Jose here. When Ryder (Logan Miller) and his parents Cindy (Robin Weigert) and Don (Richard Schiff) arrive in Nebraska for a family reunion, things spiral out of hand when the teenager is implicitly accused of molesting one of his younger cousins. Tensions rise, and family secrets come to the surface, and yet nothing in this plot description makes justice to the uniqueness of Take Me to the River. Matt Sobel’s debut feature combines the eerie mood of a horror film, with the droll work of the best Finnish masters, to create a dreamlike experience that creeps under your skin. I sat down with director Sobel, and stars Weigert and Miller to discuss the film’s mood, their approach to the enigmatic screenplay, and the reaction the film sparks in audiences.

JOSE: Take Me to the River feels like it’s always a second away from turning into a horror movie. How did you set up that mood with your cast and crew?

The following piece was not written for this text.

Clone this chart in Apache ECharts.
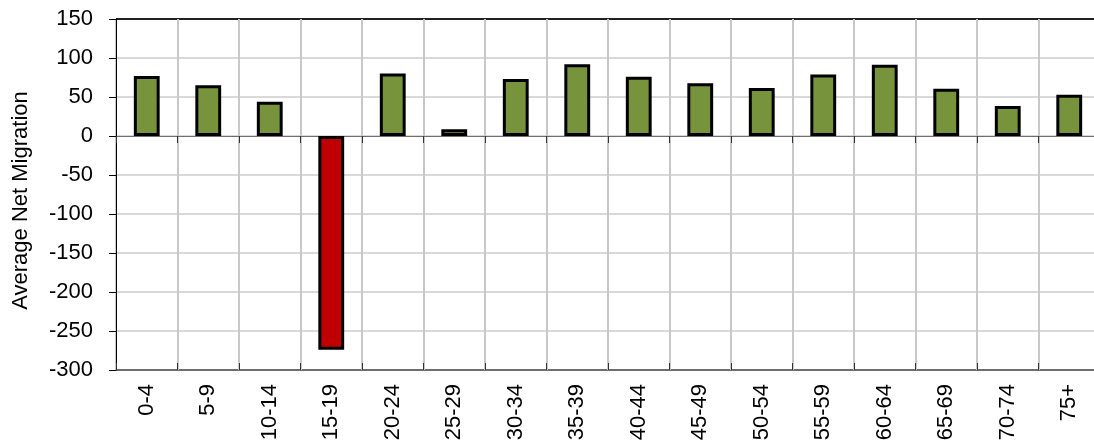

MATT SOBEL: Years before making the film I was describing what I wanted to do to a friend, who said it sounded like I wanted to do something “uncanny”. I said it was more than just strange, so my friend suggested I looked up the definition of the word in the dictionary, and he was exactly right, the very specific meaning of it is: something that is simultaneously familiar and welcoming, and off putting and unfamiliar. That dissonance creates a very strong feeling of discomfort in everyone, so I spoke to my DP about how to achieve this every step of the way.